Por supuesto, hombres avariciosos que han hecho del enriquecimiento material el propósito único de su existencia ha habido siempre. Pero esta subversión moral de la que hablo -cuyo origen debe buscarse en el calvinismo- postulaba que la prosperidad material era un signo de salvación, y un medio de justificación de la propia existencia. Pronto, esta nueva moral del dinero se haría doctrina política y económica, de tal modo que los hombres llegaron a confundir sus ansiedades espirituales con el deseo de saciar sus apetitos materiales. Nace así una nueva concepción del hombre, el Homo oeconomicus, el ser humano considerado como sujeto de producción y consumo, entregado a la búsqueda de bienes en esta vida. El capitalismo, en contra de lo que piensan los ilusos, no es tan solo una doctrina económica, sino una visión antropológica y ontológica profunda; o, si se prefiere, un sucedáneo religioso en el que el dinero ocupa el lugar de Dios. Y, como ocurre con todos los sucedáneos religiosos, el capitalismo instauró una ética propia, un conjunto de normas morales que facilitasen el acceso a su sucedáneo divino; en este caso, una ética materialista en la que el universo entero -derrumbado ya el valor de la Creación- se convirtiese en la materia prima para la acumulación de riquezas.
Naturalmente, esta ética materialista se disfrazó con máscaras diversas que resultasen menos descarnadamente impías: así, en el seno del capitalismo se desarrollaron una 'ética del trabajo', una 'ética de la función pública', etcétera; pero eran éticas instrumentales, solo vigentes mientras facilitasen el acceso a la riqueza, símbolo único de salvación.

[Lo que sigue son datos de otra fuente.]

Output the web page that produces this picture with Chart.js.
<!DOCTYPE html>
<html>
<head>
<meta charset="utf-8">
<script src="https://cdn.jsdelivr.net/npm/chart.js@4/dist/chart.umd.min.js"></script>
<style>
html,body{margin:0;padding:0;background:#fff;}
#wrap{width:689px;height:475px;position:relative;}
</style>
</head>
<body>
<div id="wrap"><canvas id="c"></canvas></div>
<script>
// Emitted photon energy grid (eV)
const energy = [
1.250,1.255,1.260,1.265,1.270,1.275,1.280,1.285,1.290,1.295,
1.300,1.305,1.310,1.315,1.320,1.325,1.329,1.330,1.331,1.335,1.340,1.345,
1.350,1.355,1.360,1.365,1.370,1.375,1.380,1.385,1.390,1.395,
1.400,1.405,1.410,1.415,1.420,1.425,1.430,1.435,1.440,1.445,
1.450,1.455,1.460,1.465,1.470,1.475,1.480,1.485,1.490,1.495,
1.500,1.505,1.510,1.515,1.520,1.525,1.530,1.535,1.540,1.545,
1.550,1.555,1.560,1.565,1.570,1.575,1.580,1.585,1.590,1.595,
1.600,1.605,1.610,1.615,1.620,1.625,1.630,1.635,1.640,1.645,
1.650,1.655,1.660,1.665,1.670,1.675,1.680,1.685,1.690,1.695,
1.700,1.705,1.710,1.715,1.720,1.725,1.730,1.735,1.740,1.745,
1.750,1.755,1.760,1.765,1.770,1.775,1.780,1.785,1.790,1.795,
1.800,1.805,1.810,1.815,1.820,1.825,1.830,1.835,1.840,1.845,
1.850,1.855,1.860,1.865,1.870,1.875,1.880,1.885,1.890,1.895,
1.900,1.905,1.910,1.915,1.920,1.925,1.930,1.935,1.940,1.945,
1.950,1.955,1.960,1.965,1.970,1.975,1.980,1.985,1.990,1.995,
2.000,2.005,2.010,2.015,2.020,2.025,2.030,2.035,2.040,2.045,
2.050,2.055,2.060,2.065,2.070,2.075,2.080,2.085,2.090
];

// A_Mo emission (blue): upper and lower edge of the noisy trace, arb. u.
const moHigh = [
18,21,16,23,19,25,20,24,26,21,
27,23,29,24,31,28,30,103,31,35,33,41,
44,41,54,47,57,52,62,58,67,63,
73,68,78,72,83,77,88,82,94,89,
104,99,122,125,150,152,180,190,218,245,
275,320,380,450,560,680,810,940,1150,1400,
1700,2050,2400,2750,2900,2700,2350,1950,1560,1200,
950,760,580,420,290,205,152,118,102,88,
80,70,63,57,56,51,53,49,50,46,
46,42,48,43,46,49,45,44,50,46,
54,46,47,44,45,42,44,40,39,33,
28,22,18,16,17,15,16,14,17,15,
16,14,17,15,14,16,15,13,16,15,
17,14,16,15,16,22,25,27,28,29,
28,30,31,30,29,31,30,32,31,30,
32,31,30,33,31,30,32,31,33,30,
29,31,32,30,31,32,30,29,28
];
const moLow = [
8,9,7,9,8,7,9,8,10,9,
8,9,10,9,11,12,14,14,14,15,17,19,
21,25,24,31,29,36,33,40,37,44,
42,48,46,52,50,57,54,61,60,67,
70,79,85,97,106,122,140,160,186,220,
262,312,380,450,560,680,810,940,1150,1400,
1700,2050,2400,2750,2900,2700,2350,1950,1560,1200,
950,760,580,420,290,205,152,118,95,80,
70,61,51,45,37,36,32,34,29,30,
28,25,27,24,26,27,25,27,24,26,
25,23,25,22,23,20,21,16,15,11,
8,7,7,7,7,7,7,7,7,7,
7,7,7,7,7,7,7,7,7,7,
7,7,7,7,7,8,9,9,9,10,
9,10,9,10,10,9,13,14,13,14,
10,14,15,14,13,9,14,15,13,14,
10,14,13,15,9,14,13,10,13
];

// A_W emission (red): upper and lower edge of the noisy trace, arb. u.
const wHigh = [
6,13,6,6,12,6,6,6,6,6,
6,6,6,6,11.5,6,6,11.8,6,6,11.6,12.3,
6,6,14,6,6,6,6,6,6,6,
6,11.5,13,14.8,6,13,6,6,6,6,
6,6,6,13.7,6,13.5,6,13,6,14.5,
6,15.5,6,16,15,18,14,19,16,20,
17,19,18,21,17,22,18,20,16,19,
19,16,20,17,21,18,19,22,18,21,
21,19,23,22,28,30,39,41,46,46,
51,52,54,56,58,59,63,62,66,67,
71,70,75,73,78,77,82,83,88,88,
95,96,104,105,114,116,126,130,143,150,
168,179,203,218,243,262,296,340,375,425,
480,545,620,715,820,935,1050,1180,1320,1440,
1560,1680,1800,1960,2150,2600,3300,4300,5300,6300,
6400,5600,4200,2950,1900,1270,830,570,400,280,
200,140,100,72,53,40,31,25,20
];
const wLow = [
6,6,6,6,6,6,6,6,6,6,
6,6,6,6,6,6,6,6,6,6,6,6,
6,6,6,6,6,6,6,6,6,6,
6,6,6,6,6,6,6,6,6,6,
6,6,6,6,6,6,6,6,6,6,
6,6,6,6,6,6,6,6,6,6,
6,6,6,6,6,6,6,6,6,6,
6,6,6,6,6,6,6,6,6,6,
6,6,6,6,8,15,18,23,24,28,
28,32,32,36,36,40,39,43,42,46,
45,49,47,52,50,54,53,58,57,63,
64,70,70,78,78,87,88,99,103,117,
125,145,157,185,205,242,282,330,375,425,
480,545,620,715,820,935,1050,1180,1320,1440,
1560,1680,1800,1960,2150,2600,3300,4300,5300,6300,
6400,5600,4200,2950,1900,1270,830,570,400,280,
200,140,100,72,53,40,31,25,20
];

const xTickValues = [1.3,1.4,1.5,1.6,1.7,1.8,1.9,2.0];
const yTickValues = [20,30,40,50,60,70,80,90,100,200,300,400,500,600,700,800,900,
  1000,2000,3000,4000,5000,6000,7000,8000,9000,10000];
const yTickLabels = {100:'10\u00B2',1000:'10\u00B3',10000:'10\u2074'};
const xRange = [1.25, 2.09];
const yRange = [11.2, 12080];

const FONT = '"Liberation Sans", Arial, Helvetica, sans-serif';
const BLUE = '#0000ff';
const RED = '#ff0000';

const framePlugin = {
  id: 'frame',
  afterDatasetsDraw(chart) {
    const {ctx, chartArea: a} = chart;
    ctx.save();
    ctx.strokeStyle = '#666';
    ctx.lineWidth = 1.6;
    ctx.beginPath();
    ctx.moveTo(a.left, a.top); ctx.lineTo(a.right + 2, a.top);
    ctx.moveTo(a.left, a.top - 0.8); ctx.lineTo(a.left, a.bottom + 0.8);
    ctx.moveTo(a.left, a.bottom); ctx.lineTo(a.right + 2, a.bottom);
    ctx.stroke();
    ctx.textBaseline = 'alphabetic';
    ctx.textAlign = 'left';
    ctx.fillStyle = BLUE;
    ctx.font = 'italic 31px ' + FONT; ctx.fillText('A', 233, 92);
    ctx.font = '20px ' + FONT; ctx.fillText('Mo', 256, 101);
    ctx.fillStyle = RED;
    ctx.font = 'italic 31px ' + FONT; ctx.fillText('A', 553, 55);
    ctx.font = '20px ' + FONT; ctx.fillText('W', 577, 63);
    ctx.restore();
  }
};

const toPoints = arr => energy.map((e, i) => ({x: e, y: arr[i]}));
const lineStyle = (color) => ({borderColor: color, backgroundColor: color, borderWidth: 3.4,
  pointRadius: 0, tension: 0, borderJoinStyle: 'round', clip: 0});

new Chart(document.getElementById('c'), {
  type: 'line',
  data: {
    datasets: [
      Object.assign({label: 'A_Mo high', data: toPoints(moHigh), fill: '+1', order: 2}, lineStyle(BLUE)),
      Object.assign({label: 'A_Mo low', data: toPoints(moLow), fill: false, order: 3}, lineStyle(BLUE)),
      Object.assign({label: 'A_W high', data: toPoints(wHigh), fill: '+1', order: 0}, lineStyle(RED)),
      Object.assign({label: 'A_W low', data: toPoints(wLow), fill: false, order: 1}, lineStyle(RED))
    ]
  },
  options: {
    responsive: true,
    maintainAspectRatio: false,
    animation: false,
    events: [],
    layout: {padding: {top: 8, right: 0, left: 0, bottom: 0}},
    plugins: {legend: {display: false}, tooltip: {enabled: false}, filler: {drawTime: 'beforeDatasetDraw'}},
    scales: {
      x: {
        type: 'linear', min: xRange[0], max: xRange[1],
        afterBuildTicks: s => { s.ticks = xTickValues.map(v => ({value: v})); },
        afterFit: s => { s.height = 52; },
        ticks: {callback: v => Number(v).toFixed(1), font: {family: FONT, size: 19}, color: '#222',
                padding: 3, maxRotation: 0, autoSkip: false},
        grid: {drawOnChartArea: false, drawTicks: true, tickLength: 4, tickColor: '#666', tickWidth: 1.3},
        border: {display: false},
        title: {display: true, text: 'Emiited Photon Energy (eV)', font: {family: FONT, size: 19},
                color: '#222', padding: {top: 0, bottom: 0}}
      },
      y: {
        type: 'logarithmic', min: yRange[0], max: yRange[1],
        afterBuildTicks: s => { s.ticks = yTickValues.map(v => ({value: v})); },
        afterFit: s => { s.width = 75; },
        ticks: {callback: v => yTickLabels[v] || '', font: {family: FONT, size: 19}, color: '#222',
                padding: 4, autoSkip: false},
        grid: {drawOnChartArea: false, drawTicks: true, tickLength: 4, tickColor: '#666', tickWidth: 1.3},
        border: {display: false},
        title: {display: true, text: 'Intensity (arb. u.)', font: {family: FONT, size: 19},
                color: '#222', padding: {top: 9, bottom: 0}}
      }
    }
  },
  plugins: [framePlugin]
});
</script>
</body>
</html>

Y así llegamos a la tragedia a la que se enfrenta el político de nuestra época: mientras su cargo le garantice el acceso a la riqueza, se abstendrá de conductas corruptas; pero cuando tal cargo se lo dificulte, recurrirá a la corrupción, pues nunca una ética instrumental puede impedir la salvación del hombre, que ahora se cifra en el dinero. En el fondo, lo que nuestra época demanda al político es un imposible ontológico: por un lado, se pretende que garantice la legalidad de todas las conductas que aseguran la acumulación de riquezas (desde la usura a la ingeniería financiera); por otro lado, se pretende que no participe de los beneficios de tales conductas. Y el político, incapaz de soportar esta nueva condena de Tántalo, se corrompe, inevitablemente.